Cached Terminal Size
The terminal dimensions (columns and rows) are cached in the App struct and
updated only on resize events. Every component that needs the terminal size reads
the cached value rather than calling crossterm::terminal::size(), which
involves a system call. The cache is invalidated and refreshed whenever a
Resize event arrives.
Fast-Path Input (macOS)
On macOS, AZUREAL uses fast_draw_input() for text input rendering. This
function writes the input field directly to the terminal via VT escape sequences,
bypassing ratatui’s full terminal.draw() call entirely.
The performance difference is significant:
| Path | Latency |
|---|---|
fast_draw_input() | ~0.1ms |
terminal.draw() | ~18ms |
This means keystrokes in the input field are echoed to the screen roughly 180 times faster. The fast path is used only for input field updates where the rest of the screen has not changed. Any event that requires a full layout recalculation falls back to the normal draw path.

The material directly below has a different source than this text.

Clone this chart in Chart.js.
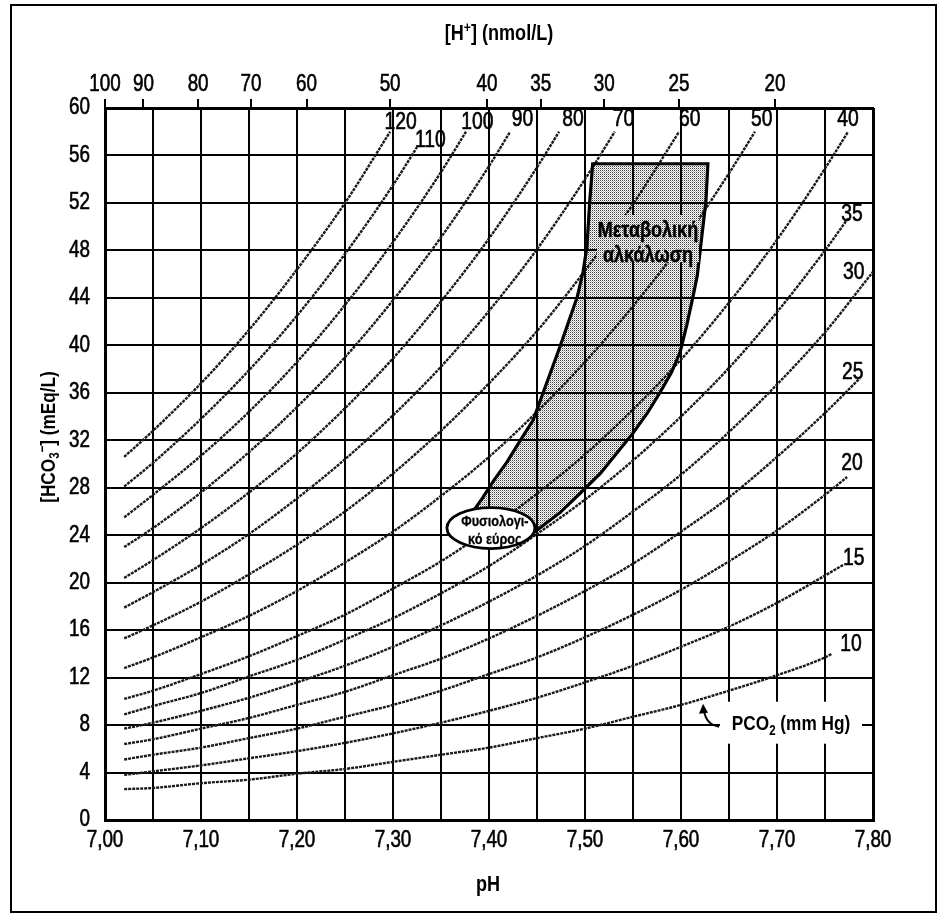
<!DOCTYPE html>
<html>
<head>
<meta charset="utf-8">
<script src="https://cdn.jsdelivr.net/npm/chart.js@4.4.1/dist/chart.umd.min.js"></script>
<style>
html,body{margin:0;padding:0;background:#fff;}
canvas{display:block;}
</style>
</head>
<body>
<canvas id="c" width="942" height="917"></canvas>
<script>
// ---------- DATA ----------
const PH_GRID = [7.02, 7.05, 7.10, 7.15, 7.20, 7.25, 7.30, 7.35, 7.40, 7.45, 7.50, 7.55, 7.60, 7.65, 7.70, 7.75, 7.80];
const PCO2_LEVELS = [10, 15, 20, 25, 30, 35, 40, 50, 60, 70, 80, 90, 100, 110, 120];

// HCO3- (mEq/L) read along each PCO2 isopleth at PH_GRID, last value at the curve's end pH
const HCO3_P10  = [2.6, 2.7, 3.1, 3.4, 3.9, 4.3, 4.9, 5.5, 6.1, 6.9, 7.7, 8.7, 9.7, 10.9, 12.2, 13.7, 14.0];
const HCO3_P15  = [3.8, 4.1, 4.6, 5.2, 5.8, 6.5, 7.3, 8.2, 9.2, 10.3, 11.6, 13.0, 14.6, 16.3, 18.3, 20.6, 21.5];
const HCO3_P20  = [5.1, 5.5, 6.1, 6.9, 7.7, 8.7, 9.7, 10.9, 12.3, 13.7, 15.4, 17.3, 19.4, 21.8, 24.4, 27.4, 28.9];
const HCO3_P25  = [6.4, 6.8, 7.7, 8.6, 9.7, 10.8, 12.2, 13.6, 15.3, 17.2, 19.3, 21.6, 24.3, 27.2, 30.6, 34.3, 37.2];
const HCO3_P30  = [7.7, 8.2, 9.2, 10.3, 11.6, 13.0, 14.6, 16.4, 18.4, 20.6, 23.1, 26.0, 29.1, 32.7, 36.7, 41.1, 46.2];
const HCO3_P35  = [8.9, 9.6, 10.7, 12.1, 13.5, 15.2, 17.0, 19.1, 21.4, 24.1, 27.0, 30.3, 34.0, 38.1, 42.8, 48.0, 50.7];
const HCO3_P40  = [10.2, 10.9, 12.3, 13.8, 15.5, 17.3, 19.5, 21.8, 24.5, 27.5, 30.8, 34.6, 38.8, 43.6, 48.9, 54.9, 58.0];
const HCO3_P50  = [12.8, 13.7, 15.4, 17.2, 19.3, 21.7, 24.3, 27.3, 30.6, 34.4, 38.6, 43.3, 48.5, 54.5, 58.0];
const HCO3_P60  = [15.3, 16.4, 18.4, 20.7, 23.2, 26.0, 29.2, 32.8, 36.8, 41.2, 46.3, 51.9, 58.0];
const HCO3_P70  = [17.9, 19.2, 21.5, 24.1, 27.1, 30.4, 34.1, 38.2, 42.9, 48.1, 54.0, 58.0];
const HCO3_P80  = [20.4, 21.9, 24.6, 27.6, 30.9, 34.7, 38.9, 43.7, 49.0, 55.0, 58.0];
const HCO3_P90  = [23.0, 24.6, 27.6, 31.0, 34.8, 39.0, 43.8, 49.1, 55.1, 58.0];
const HCO3_P100 = [25.5, 27.4, 30.7, 34.4, 38.6, 43.4, 48.7, 54.6, 58.0];
const HCO3_P110 = [28.1, 30.1, 33.8, 37.9, 42.5, 47.7, 53.5, 56.7];
const HCO3_P120 = [30.6, 32.8, 36.8, 41.3, 46.4, 52.0, 58.0];
const CURVE_END_PH = [7.757, 7.769, 7.773, 7.786, 7.80, 7.774, 7.774, 7.677, 7.598, 7.531, 7.473, 7.422, 7.376, 7.325, 7.297];

// where each PCO2 number is written (pH, HCO3)
const CURVE_LABEL_PH   = [7.777, 7.780, 7.778, 7.779, 7.780, 7.778, 7.774, 7.684, 7.609, 7.540, 7.4875, 7.435, 7.388, 7.339, 7.308];
const CURVE_LABEL_HCO3 = [14.9, 22.2, 30.2, 37.9, 46.3, 51.2, 59.2, 59.2, 59.2, 59.2, 59.2, 59.2, 58.9, 57.4, 58.9];

// metabolic alkalosis band outline (pH, HCO3), left edge upward then right edge downward
const REGION_PH   = [7.380, 7.386, 7.393, 7.404, 7.419, 7.432, 7.446, 7.460, 7.474, 7.483, 7.492, 7.498, 7.502, 7.505, 7.508,
                     7.628, 7.626, 7.623, 7.620, 7.617, 7.6125, 7.606, 7.599, 7.590, 7.578, 7.565, 7.550, 7.533, 7.516,
                     7.496, 7.474, 7.448, 7.422, 7.391, 7.380];
const REGION_HCO3 = [25.6, 26.3, 27.1, 28.5, 30.2, 31.9, 33.7, 36.8, 39.9, 42.0, 44.1, 46.2, 48.3, 52.2, 55.3,
                     55.3, 52.2, 50.1, 48.0, 45.9, 44.1, 41.7, 39.4, 37.7, 36.0, 34.3, 32.6, 30.9, 29.2,
                     27.6, 25.9, 24.3, 23.6, 25.0, 25.6];

// axes
const X_TICKS = [7.00, 7.05, 7.10, 7.15, 7.20, 7.25, 7.30, 7.35, 7.40, 7.45, 7.50, 7.55, 7.60, 7.65, 7.70, 7.75, 7.80];
const X_TICK_LABELS = ['7,00', '', '7,10', '', '7,20', '', '7,30', '', '7,40', '', '7,50', '', '7,60', '', '7,70', '', '7,80'];
const Y_TICKS = [0, 4, 8, 12, 16, 20, 24, 28, 32, 36, 40, 44, 48, 52, 56, 60];
const Y_TICK_LABELS = ['0', '4', '8', '12', '16', '20', '24', '28', '32', '36', '40', '44', '48', '52', '56', '60'];
const H_LABELS  = [100, 90, 80, 70, 60, 50, 40, 35, 30, 25, 20];
const H_TICK_PH = [7.000, 7.040, 7.097, 7.152, 7.210, 7.297, 7.398, 7.454, 7.520, 7.598, 7.698];

// annotation anchors (data coordinates)
const NORMAL_POINT = [7.402, 24.6];
const METAB_POINT  = [7.5656, 48.7];
const PCO2_NOTE_POINT = [7.7146, 8.2];

// ---------- BUILD ----------
const TICK_FONT = "'Liberation Sans', Arial, sans-serif";
const TXT_FONT = "'Liberation Sans', Arial, sans-serif";
const SX = 0.82; // condensed lettering
const CURVES = [HCO3_P10, HCO3_P15, HCO3_P20, HCO3_P25, HCO3_P30, HCO3_P35, HCO3_P40, HCO3_P50,
                HCO3_P60, HCO3_P70, HCO3_P80, HCO3_P90, HCO3_P100, HCO3_P110, HCO3_P120];

const canvas = document.getElementById('c');
const mainCtx = canvas.getContext('2d');

function makeStipple() {
  const p = document.createElement('canvas');
  p.width = 2; p.height = 2;
  const g = p.getContext('2d');
  g.fillStyle = 'rgba(0,0,0,0.75)'; g.fillRect(0, 0, 1, 1);
  g.fillStyle = 'rgba(0,0,0,0.28)'; g.fillRect(1, 1, 1, 1);
  return mainCtx.createPattern(p, 'repeat');
}
const STIPPLE = makeStipple();

const curveSets = CURVES.map((vals, ci) => ({
  label: 'PCO2 ' + PCO2_LEVELS[ci],
  data: vals.map((v, i) => ({ x: i < vals.length - 1 ? PH_GRID[i] : CURVE_END_PH[ci], y: v })),
  borderColor: '#1a1a1a',
  borderWidth: 2.4,
  borderDash: [3, 1],
  cubicInterpolationMode: 'monotone',
  fill: false,
  order: 2
}));

const regionSet = {
  label: 'region',
  data: REGION_PH.map((p, i) => ({ x: p, y: REGION_HCO3[i] })),
  borderColor: '#000',
  borderWidth: 3.2,
  borderJoinStyle: 'miter',
  backgroundColor: STIPPLE,
  fill: 'shape',
  tension: 0,
  order: 1
};

// draw condensed text pieces centred on (cx, cy)
function richText(ctx, segs, cx, cy, size, weight, sx, thicken) {
  sx = sx || SX;
  let w = 0;
  const parts = segs.map(([t, k]) => {
    const s = k === 'n' ? size : Math.round(size * 0.66);
    ctx.font = `${weight} ${s}px ${TXT_FONT}`;
    const m = ctx.measureText(t).width;
    w += m;
    return { t, k, s, m };
  });
  ctx.save();
  ctx.translate(cx, cy);
  ctx.scale(sx, 1);
  let x = -w / 2;
  ctx.textAlign = 'left';
  ctx.textBaseline = 'alphabetic';
  ctx.strokeStyle = ctx.fillStyle;
  ctx.lineWidth = thicken || 0;
  const base = size * 0.36;
  parts.forEach(p => {
    ctx.font = `${weight} ${p.s}px ${TXT_FONT}`;
    const dy = p.k === 'sub' ? size * 0.22 : p.k === 'sup' ? -size * 0.38 : 0;
    ctx.fillText(p.t, x, base + dy);
    if (thicken) ctx.strokeText(p.t, x, base + dy);
    x += p.m;
  });
  ctx.restore();
}

const decor = {
  id: 'decor',
  beforeDraw(chart) {
    const ctx = chart.ctx;
    ctx.save();
    ctx.fillStyle = '#fff';
    ctx.fillRect(0, 0, chart.width, chart.height);
    ctx.restore();
    // condensed, slightly heavier glyphs for the library's own tick labels
    Object.values(chart.scales).forEach(s => {
      if (s._condensed) return;
      const orig = s.drawLabels.bind(s);
      s.drawLabels = function (area) {
        const c = this.ctx;
        const of = c.fillText;
        c.fillText = function (t, x, y) {
          this.save();
          this.translate(x, y);
          this.scale(SX, 1);
          of.call(this, t, 0, 0);
          this.strokeStyle = this.fillStyle;
          this.lineWidth = 0.6;
          this.strokeText(t, 0, 0);
          this.restore();
        };
        try { orig(area); } finally { c.fillText = of; }
      };
      s._condensed = true;
    });
  },
  afterDatasetsDraw(chart) {
    const ctx = chart.ctx;
    const xs = chart.scales.x, ys = chart.scales.y;
    const px = v => xs.getPixelForValue(v), py = v => ys.getPixelForValue(v);
    ctx.save();

    // metabolic alkalosis label (stippled, no grid behind)
    const mx = px(METAB_POINT[0]), my = py(METAB_POINT[1]);
    ctx.fillStyle = '#fff';
    ctx.fillRect(mx - 51, my - 27, 102, 47);
    ctx.fillStyle = STIPPLE;
    ctx.fillRect(mx - 51, my - 27, 102, 47);
    ctx.fillStyle = '#000';
    richText(ctx, [['Μεταβολική', 'n']], mx, my - 13, 22, 'bold', 0.82, 0.5);
    richText(ctx, [['αλκάλωση', 'n']], mx, my + 12, 22, 'bold', 0.82, 0.5);

    // PCO2 curve numbers
    PCO2_LEVELS.forEach((lv, i) => {
      richText(ctx, [[String(lv), 'n']], px(CURVE_LABEL_PH[i]), py(CURVE_LABEL_HCO3[i]), 23, 'normal', 0.84, 0.6);
    });

    // normal range ellipse
    const ex = px(NORMAL_POINT[0]), ey = py(NORMAL_POINT[1]);
    ctx.beginPath();
    ctx.ellipse(ex, ey, 44, 20.5, 0, 0, Math.PI * 2);
    ctx.fillStyle = '#fff';
    ctx.fill();
    ctx.lineWidth = 2.8;
    ctx.strokeStyle = '#000';
    ctx.stroke();
    ctx.fillStyle = '#000';
    richText(ctx, [['Φυσιολογι-', 'n']], ex + 4, ey - 8, 15.5, 'bold', 0.82, 0.3);
    richText(ctx, [['κό εύρος', 'n']], ex + 4, ey + 10, 15.5, 'bold', 0.82, 0.3);

    // PCO2 (mm Hg) note with arrow
    const nx = px(PCO2_NOTE_POINT[0]), ny = py(PCO2_NOTE_POINT[1]);
    ctx.fillStyle = '#fff';
    ctx.fillRect(nx - 71, ny - 21, 142, 42);
    ctx.fillStyle = '#000';
    richText(ctx, [['PCO', 'n'], ['2', 'sub'], [' (mm Hg)', 'n']], nx, ny, 21, 'bold', 0.82);
    ctx.beginPath();
    ctx.lineWidth = 2;
    ctx.strokeStyle = '#000';
    ctx.moveTo(nx - 72, ny + 4);
    ctx.quadraticCurveTo(nx - 85, ny + 2, nx - 87, ny - 12);
    ctx.stroke();
    ctx.beginPath();
    ctx.moveTo(nx - 88, ny - 19);
    ctx.lineTo(nx - 92, ny - 9);
    ctx.lineTo(nx - 83, ny - 10);
    ctx.closePath();
    ctx.fill();
    ctx.restore();
  },
  afterDraw(chart) {
    const ctx = chart.ctx;
    ctx.save();
    ctx.fillStyle = '#000';
    richText(ctx, [['[H', 'n'], ['+', 'sup'], ['] (nmol/L)', 'n']], 499, 32, 22, 'bold');
    richText(ctx, [['pH', 'n']], 488, 883, 22, 'bold');
    ctx.translate(47, 437);
    ctx.rotate(-Math.PI / 2);
    richText(ctx, [['[HCO', 'n'], ['3', 'sub'], ['−', 'sup'], ['] (mEq/L)', 'n']], 0, 0, 21, 'bold');
    ctx.restore();
    ctx.save();
    ctx.strokeStyle = '#000';
    ctx.lineWidth = 2;
    ctx.strokeRect(11, 5, 925, 907);
    ctx.restore();
  }
};

const edgeW = (vals) => (c) => (c.tick && vals.some(v => Math.abs(c.tick.value - v) < 1e-6)) ? 3 : 2;

new Chart(canvas, {
  type: 'line',
  data: { datasets: [regionSet, ...curveSets] },
  options: {
    responsive: false,
    devicePixelRatio: 1,
    animation: false,
    layout: { padding: { left: 0, right: 69, top: 0, bottom: 0 } },
    elements: { point: { radius: 0, hoverRadius: 0 } },
    plugins: { legend: { display: false }, tooltip: { enabled: false } },
    scales: {
      x: {
        type: 'linear', position: 'bottom', min: 7, max: 7.8,
        afterBuildTicks: s => { s.ticks = X_TICKS.map(v => ({ value: v })); },
        ticks: { autoSkip: false, maxRotation: 0, color: '#000', font: { family: TICK_FONT, size: 23 }, padding: 7,
                 callback: (v, i) => X_TICK_LABELS[i] },
        grid: { color: '#000', lineWidth: edgeW([7.0, 7.8]), drawTicks: false },
        border: { display: true, color: '#000', width: 3 },
        afterFit: s => { s.height = 97; }
      },
      x2: {
        type: 'linear', position: 'top', min: 7, max: 7.8,
        afterBuildTicks: s => { s.ticks = H_TICK_PH.map(v => ({ value: v })); },
        ticks: { autoSkip: false, maxRotation: 0, color: '#000', font: { family: TICK_FONT, size: 23 }, padding: 1,
                 callback: (v, i) => String(H_LABELS[i]) },
        grid: { drawOnChartArea: false, drawTicks: true, tickLength: 9, tickColor: '#000', tickWidth: 2, color: '#000', lineWidth: 2 },
        border: { display: true, color: '#000', width: 3 },
        afterFit: s => { s.height = 108; }
      },
      y: {
        type: 'linear', min: 0, max: 60,
        afterBuildTicks: s => { s.ticks = Y_TICKS.map(v => ({ value: v })); },
        ticks: { color: '#000', font: { family: TICK_FONT, size: 23 }, padding: 15,
                 callback: (v, i) => Y_TICK_LABELS[i] },
        grid: { color: '#000', lineWidth: edgeW([0, 60]), drawTicks: false },
        border: { display: true, color: '#000', width: 3 },
        afterFit: s => { s.width = 105; }
      }
    }
  },
  plugins: [decor]
});
</script>
</body>
</html>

This optimization is macOS-only. On Windows, direct VT writes conflict with the console input parser. On Linux, the standard draw path is fast enough that the optimization is not needed, though it may be enabled in the future.
Extended Typing Deferral
When the user is actively typing, AZUREAL suppresses terminal.draw() calls
for 300ms after the last keystroke. During this window, only
fast_draw_input() updates the input field. If no keystroke arrives within
300ms, the next tick triggers a full redraw to sync the rest of the UI.
This prevents the expensive full-draw path from running on every keystroke during rapid typing, while ensuring the screen stays current during pauses.
Force Full Redraw
Certain layout changes require a complete screen repaint:
- Opening or closing the git panel (Shift+G)
- Opening or closing overlay panels (health, projects, help)
- Terminal mode toggle
These events set a force_full_redraw flag that bypasses all draw suppression
and throttling, ensuring the layout transition renders immediately with a full
terminal.clear() before the draw.
Pre-Draw Event Drain with Abort
Immediately before calling terminal.draw(), the loop performs one final drain
of the input channel. If any keyboard event is found during this drain, the draw
is aborted and the event is processed instead. This prevents the situation
where a keystroke arrives just before a draw begins, forcing the user to wait
18ms for the draw to complete before their input is processed.
Adaptive Draw Throttle
The draw rate adapts to what is happening:
| State | Target FPS | Frame Interval |
|---|---|---|
| User interaction (typing, scrolling, navigation) | 30 fps | ~33ms |
| Idle streaming (agent output, no user input) | 5 fps | ~200ms |
During idle streaming, there is no reason to redraw at 30fps – the agent’s output arrives in bursts and the user is just watching. Dropping to 5fps saves significant CPU. The moment a keystroke or mouse event arrives, the throttle switches back to 30fps for immediate responsiveness.
Adaptive Poll Timeout
The crossterm::event::poll() timeout also adapts:
| State | Poll Timeout |
|---|---|
| Busy (recent input, active streaming) | 16ms |
| Idle (no input, no streaming) | 100ms |
A shorter poll timeout means faster event pickup at the cost of more CPU usage. The 100ms idle timeout lets the CPU sleep longer when nothing is happening.
Background Refreshes
File tree discovery and worktree list refresh run in the background and do not
block the event loop. When a WorktreeChanged event arrives from the file
watcher, the refresh is scheduled but does not freeze the UI while scanning the
filesystem.
Streaming Deferrals
Two operations are deferred while an agent is actively streaming:
- Auto-rebase – Rebasing while an agent is writing files would corrupt the agent’s working state. Auto-rebase waits until the stream completes.
- Health panel refresh – Scanning the filesystem during active streaming would produce inaccurate results and waste I/O bandwidth. The refresh is queued and runs after the stream ends.